## Begin
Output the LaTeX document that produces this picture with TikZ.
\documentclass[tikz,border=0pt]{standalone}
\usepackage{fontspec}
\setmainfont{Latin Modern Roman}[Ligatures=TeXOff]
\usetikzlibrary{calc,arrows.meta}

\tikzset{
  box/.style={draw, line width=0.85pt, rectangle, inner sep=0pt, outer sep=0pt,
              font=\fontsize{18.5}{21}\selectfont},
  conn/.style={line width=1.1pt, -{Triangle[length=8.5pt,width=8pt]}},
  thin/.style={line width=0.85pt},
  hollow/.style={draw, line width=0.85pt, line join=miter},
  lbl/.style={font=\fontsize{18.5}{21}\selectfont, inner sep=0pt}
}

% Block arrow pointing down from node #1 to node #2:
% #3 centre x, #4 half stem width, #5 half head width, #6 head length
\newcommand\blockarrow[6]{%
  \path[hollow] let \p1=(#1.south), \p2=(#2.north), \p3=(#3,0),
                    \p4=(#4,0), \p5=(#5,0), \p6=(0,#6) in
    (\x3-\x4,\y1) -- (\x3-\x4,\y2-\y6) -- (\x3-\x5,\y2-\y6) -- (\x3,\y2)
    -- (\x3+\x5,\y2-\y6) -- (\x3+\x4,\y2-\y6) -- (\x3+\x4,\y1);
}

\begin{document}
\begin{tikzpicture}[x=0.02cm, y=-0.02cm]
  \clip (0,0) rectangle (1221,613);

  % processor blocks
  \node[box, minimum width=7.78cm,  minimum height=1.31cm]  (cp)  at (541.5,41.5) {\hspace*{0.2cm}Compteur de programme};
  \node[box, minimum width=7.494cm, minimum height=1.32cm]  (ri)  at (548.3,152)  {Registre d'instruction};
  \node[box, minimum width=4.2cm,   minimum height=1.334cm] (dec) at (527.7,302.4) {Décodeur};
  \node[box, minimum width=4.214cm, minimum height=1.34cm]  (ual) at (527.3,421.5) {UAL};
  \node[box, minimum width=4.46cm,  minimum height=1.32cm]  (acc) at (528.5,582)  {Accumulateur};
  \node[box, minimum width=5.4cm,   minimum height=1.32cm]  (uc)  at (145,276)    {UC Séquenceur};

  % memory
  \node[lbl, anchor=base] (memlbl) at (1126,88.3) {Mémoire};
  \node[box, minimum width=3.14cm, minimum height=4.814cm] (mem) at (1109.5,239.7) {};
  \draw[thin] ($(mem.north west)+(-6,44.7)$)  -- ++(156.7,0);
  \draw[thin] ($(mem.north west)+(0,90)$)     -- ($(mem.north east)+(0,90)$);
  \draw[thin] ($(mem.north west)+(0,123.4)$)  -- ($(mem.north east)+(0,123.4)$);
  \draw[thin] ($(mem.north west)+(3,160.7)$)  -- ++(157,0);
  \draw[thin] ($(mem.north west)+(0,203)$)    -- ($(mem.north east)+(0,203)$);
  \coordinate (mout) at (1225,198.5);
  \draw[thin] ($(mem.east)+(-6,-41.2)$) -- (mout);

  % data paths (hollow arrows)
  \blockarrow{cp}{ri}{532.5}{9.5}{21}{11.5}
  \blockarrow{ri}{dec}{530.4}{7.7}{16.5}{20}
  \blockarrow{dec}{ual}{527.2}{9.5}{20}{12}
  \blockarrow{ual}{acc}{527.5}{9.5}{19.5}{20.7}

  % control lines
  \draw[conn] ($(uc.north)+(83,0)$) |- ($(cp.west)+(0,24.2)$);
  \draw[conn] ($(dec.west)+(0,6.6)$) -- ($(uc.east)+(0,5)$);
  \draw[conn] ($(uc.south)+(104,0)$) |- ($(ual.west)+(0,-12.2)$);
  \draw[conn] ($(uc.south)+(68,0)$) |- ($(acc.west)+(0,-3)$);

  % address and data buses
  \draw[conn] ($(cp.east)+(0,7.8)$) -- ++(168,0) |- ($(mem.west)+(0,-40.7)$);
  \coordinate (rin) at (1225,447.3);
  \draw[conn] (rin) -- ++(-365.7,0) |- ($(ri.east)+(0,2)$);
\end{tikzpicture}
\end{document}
## End
## Begin
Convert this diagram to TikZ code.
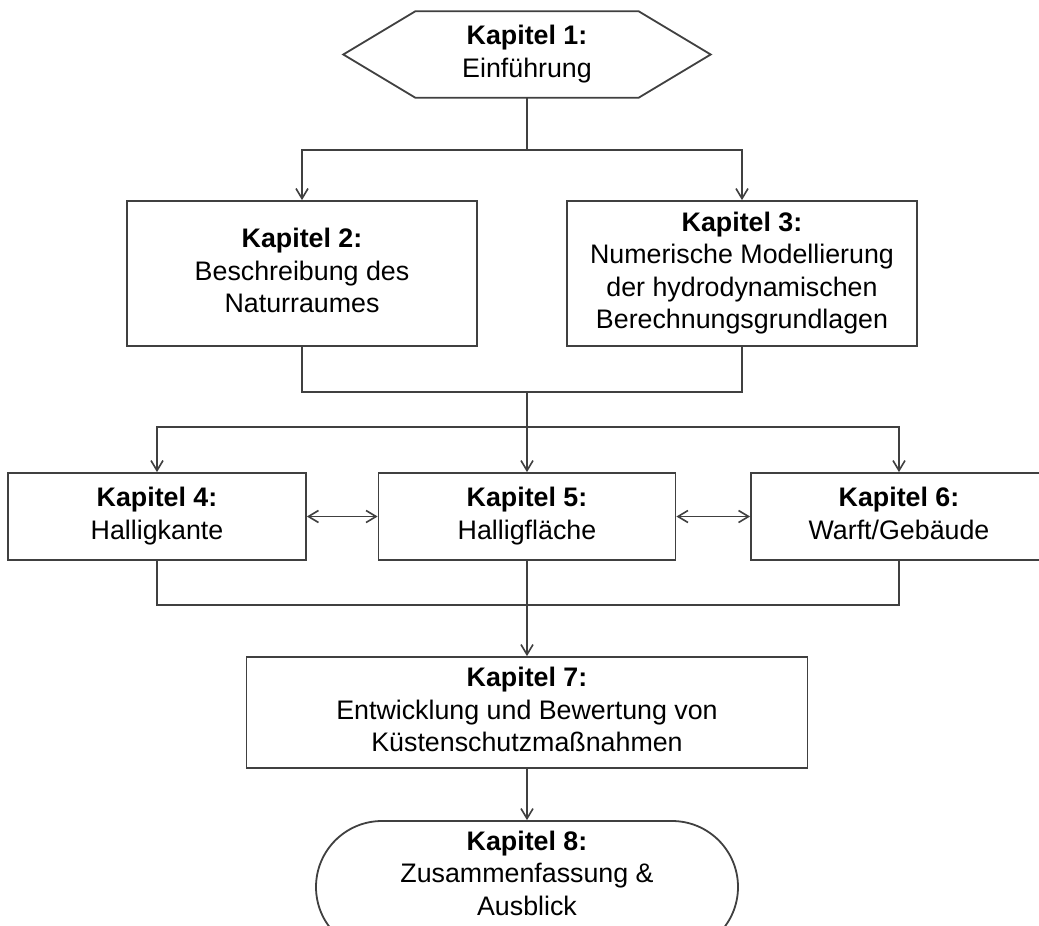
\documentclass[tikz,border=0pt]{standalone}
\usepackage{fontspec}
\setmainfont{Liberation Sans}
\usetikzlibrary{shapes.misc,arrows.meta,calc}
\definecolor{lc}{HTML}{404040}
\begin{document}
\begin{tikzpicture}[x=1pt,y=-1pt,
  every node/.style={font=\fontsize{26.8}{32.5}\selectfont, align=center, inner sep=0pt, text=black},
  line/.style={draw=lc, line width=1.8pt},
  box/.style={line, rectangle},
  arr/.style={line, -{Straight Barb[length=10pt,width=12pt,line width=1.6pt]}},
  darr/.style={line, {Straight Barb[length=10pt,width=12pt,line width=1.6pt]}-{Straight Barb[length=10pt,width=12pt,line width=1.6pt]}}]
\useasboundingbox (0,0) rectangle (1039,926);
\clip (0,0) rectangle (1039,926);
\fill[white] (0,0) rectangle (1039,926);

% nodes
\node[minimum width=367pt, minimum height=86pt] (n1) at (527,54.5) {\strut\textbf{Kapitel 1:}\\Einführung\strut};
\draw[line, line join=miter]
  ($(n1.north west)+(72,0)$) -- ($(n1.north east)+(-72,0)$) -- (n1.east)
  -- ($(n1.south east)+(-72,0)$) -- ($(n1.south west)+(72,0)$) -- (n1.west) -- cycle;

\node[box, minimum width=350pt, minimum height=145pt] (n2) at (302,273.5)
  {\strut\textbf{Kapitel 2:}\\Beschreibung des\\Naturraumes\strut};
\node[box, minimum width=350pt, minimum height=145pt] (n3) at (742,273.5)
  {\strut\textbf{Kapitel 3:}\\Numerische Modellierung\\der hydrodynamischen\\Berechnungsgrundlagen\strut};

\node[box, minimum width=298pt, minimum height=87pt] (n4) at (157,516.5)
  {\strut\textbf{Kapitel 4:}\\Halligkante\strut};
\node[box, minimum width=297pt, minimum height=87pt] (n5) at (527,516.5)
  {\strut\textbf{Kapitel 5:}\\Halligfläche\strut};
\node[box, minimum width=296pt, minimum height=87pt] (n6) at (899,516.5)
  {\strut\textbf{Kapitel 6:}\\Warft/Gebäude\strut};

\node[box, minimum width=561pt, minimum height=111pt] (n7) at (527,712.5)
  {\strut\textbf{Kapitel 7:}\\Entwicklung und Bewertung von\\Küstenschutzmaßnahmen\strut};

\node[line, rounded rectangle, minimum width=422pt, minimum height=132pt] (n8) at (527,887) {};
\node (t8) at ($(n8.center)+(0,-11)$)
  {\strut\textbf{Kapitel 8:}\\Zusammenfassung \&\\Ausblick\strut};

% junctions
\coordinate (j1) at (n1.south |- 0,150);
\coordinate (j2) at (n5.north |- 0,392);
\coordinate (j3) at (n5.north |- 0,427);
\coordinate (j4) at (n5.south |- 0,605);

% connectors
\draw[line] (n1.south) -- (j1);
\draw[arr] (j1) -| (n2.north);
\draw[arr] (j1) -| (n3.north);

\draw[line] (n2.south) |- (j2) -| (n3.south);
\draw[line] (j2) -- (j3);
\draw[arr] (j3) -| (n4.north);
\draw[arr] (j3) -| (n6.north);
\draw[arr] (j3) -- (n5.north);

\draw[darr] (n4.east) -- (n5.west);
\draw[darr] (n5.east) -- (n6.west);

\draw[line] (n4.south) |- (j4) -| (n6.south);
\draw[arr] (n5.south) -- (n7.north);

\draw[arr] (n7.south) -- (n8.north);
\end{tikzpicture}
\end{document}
## End
## Begin
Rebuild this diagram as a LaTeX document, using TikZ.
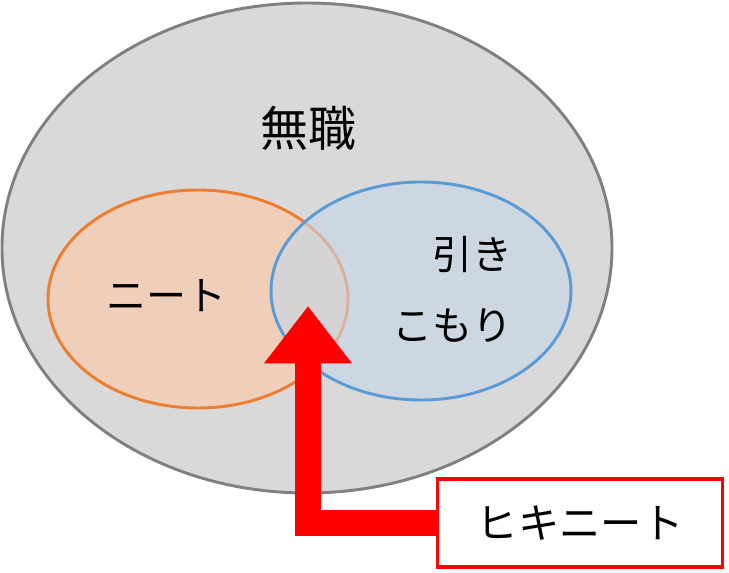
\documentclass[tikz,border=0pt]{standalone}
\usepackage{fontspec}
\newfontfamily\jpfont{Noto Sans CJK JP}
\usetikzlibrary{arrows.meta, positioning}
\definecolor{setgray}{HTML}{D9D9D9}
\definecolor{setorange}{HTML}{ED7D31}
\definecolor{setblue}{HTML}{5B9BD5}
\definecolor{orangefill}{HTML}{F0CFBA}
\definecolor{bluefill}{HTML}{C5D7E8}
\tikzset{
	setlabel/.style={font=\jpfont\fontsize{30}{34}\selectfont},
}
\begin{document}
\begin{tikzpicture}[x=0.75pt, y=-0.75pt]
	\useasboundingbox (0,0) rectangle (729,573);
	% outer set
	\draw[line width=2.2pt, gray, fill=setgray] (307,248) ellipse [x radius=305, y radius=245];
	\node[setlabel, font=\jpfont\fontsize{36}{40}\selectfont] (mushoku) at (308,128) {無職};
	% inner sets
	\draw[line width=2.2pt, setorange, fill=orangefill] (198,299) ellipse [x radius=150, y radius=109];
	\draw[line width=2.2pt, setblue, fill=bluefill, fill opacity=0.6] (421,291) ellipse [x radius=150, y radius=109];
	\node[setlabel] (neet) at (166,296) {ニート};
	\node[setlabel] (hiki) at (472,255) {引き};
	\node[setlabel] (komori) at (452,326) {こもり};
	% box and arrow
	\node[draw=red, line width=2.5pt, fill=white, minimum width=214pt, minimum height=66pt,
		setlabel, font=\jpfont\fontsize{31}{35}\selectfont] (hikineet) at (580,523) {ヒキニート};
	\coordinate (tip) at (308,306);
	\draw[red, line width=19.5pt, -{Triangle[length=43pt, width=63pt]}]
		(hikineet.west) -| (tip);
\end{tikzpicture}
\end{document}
## End
[OBJECTIVE] In the material above, show every line where the word "diagram" turns up.

[SOLUTION TO THIS TASK]
Convert this diagram to TikZ code.
Rebuild this diagram as a LaTeX document, using TikZ.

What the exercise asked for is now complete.